De acordo com estimativa do Banco Central, o balanço de pagamentos do Brasil será deficitário em 2010. O rombo previsto está orçado em 49 bilhões de dólares.
Não é pouca coisa. Para chegar a tal cômputo, o Banco Central se baseia, entre outros elementos, no deficit de fevereiro p.p., que foi de US$3,3 bilhões no balanço de transações correntes (o resultante da balança comercial mais o balanço de serviços e rendas). Esse resultado mensal negativo foi o pior do mês, desde 1947, quando se iniciou a série estatística organizada pelo B.C.

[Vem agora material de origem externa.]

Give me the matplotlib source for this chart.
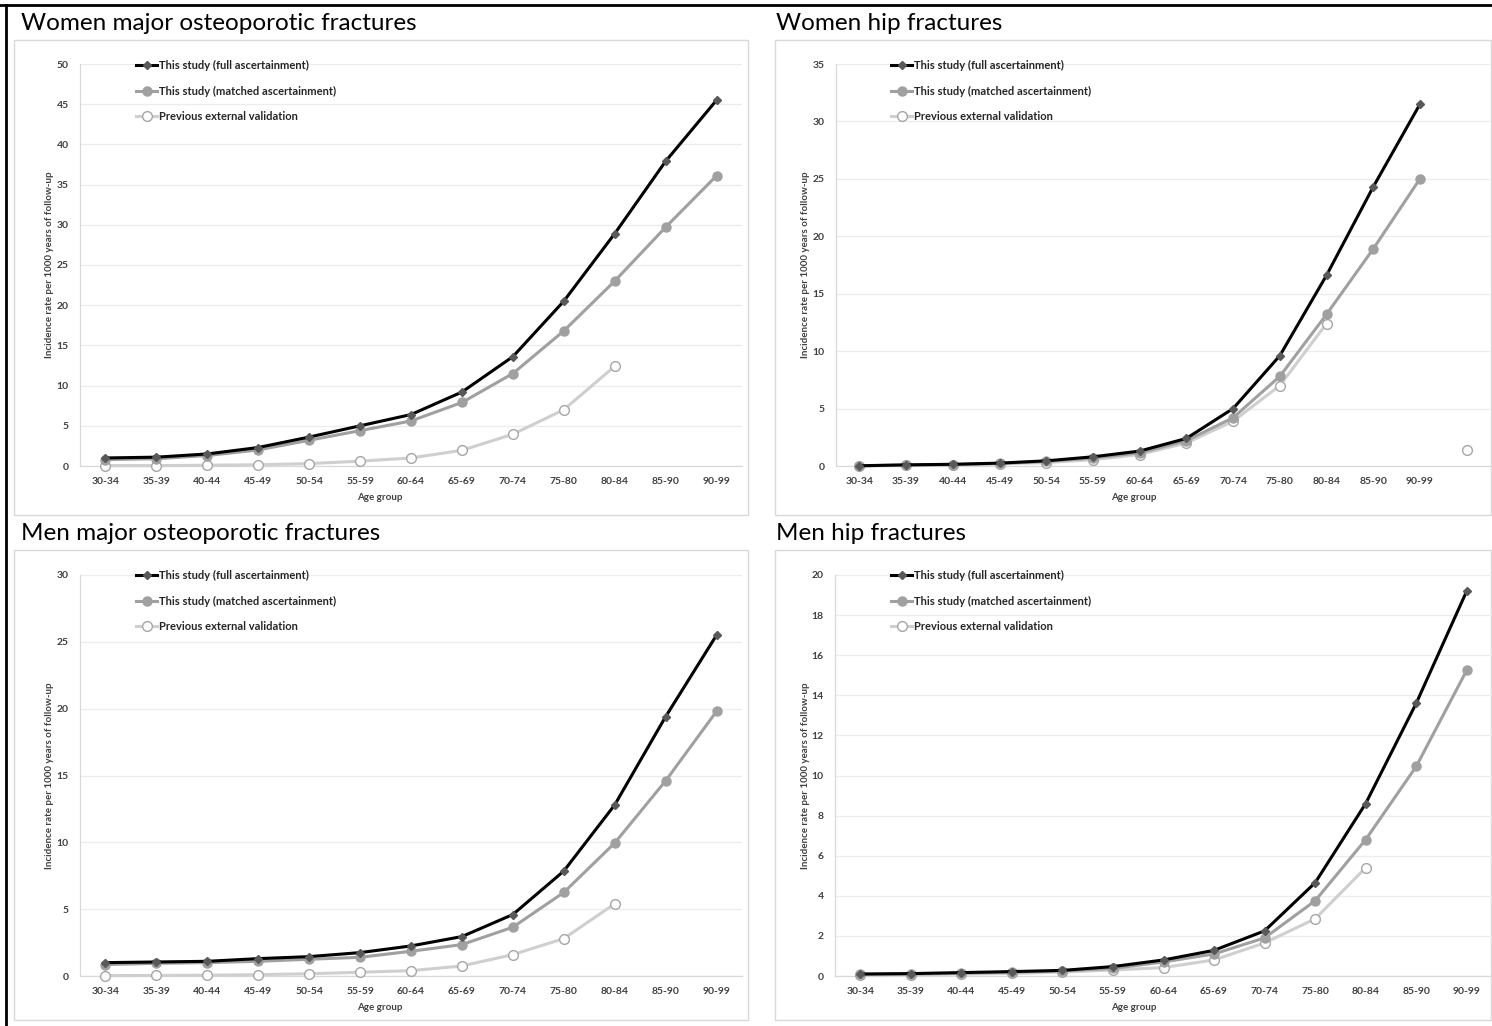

Desde 2007, em que se registrou o último saldo positivo do balanço de transações correntes (apenas US$ 1,6 bilhão), as nossas contas com o exterior assinalam acentuado viés negativo.
Isto se deve notadamente à depreciação do dólar estadunidense, em relação ao real. O fato de o Brasil dispor de moeda apreciada quanto à principal divisa internacional, se representa dado positivo para o mercado externo, repercute negativamente na balança comercial, eis que (a) aumenta o preço em dólar de nossos produtos exportáveis e (b) barateia a cotação em moeda nacional na aquisição de bens e serviços.
Em outras palavras, encarecendo as nossas exportações, as torna menos competitivas, e, por conseguinte, tende a reduzi-las. Por sua vez, barateando as importações, o efeito sobre elas será inverso, pois as fará crescer. Por certo, não se limita a esse aspecto a sua contribuição para o incremento das despesas, eis que a depreciação relativa do dólar torna igualmente mais atraente o turismo, com a consequente pressão sobre o ítem ‘invisíveis’, e o resultante desequilíbrio no balanço de bens e serviços.
Certamente não é por acaso que a República Popular da China, mantendo artificialmente baixa a cotação do yuan renmimbi, vem coletando enormes superavits em sua balança comercial. Tampouco surpreende que os Estados Unidos venham gestionando com crescente insistência a adequação da moeda chinesa a níveis reais de mercado, de forma a diminuir a artificial vantagem usufruída pela RPC no intercâmbio com a superpotência.[1]
Há um outro dado nas previsões do B.C. que tende a tornar ainda menos favoráveis as perspectivas relacionadas com o deficit de US$ 49 bilhões. É que igualmente se antecipam investimentos estrangeiros no montante de US$ 45 bilhões durante o ano de 2010. Se as inversões estrangeiras são altas – praticamente equivalentes ao nível máximo atingido em 2008 – US$45,1 bilhões – tal montante não é suficiente para equilibrar as transações correntes.
Assim, haverá saldo negativo de US$ 4 bilhões – sempre se nos ativermos às estimativas referidas – em que o Brasil dependerá de empréstimos do setor financeiro, além de outros recursos do mercado de capitais para equilibrar a conta, o que, e é bom que se frise, não acontece desde 2001.
Esta eventual contingência de o Brasil achar-se a descoberto para realizar a indispensável equalização dos balanços terá, é verdade, importância relativa bastante inferior àquela verificada no começo da presente década. Com efeito, se em 2001, o resultado das transações correntes representava 65% de nossas reservas internacionais, o total projetado para 2010 corresponderia a 20% dessas reservas.
Tal diferença sublinha a considerável melhora na posição economico-financeira do Brasil. Sem embargo, o que preocupa no caso presente, é a tendência declinante de nossos saldos na balança comercial e o incremento da pressão deficitária na balanço de serviços e rendas. Os resultantes deficits na balança de transações correntes vinham sendo mascarados pelos investimentos estrangeiros e pelas entradas de capital de risco.
É um sinal de alerta em nossos dados macroeconômicos, a que se deve atribuir atenção maior do que aquela até o momento evidenciada pela mídia.
( Fonte: Folha de S. Paulo )
[1] Não é ocioso indicar que a China, em função desse desequilíbrio que lhe favorece na balança bilateral de comércio com os EUA, passou a ser a principal credora (em trilhões de dólares) de Washington.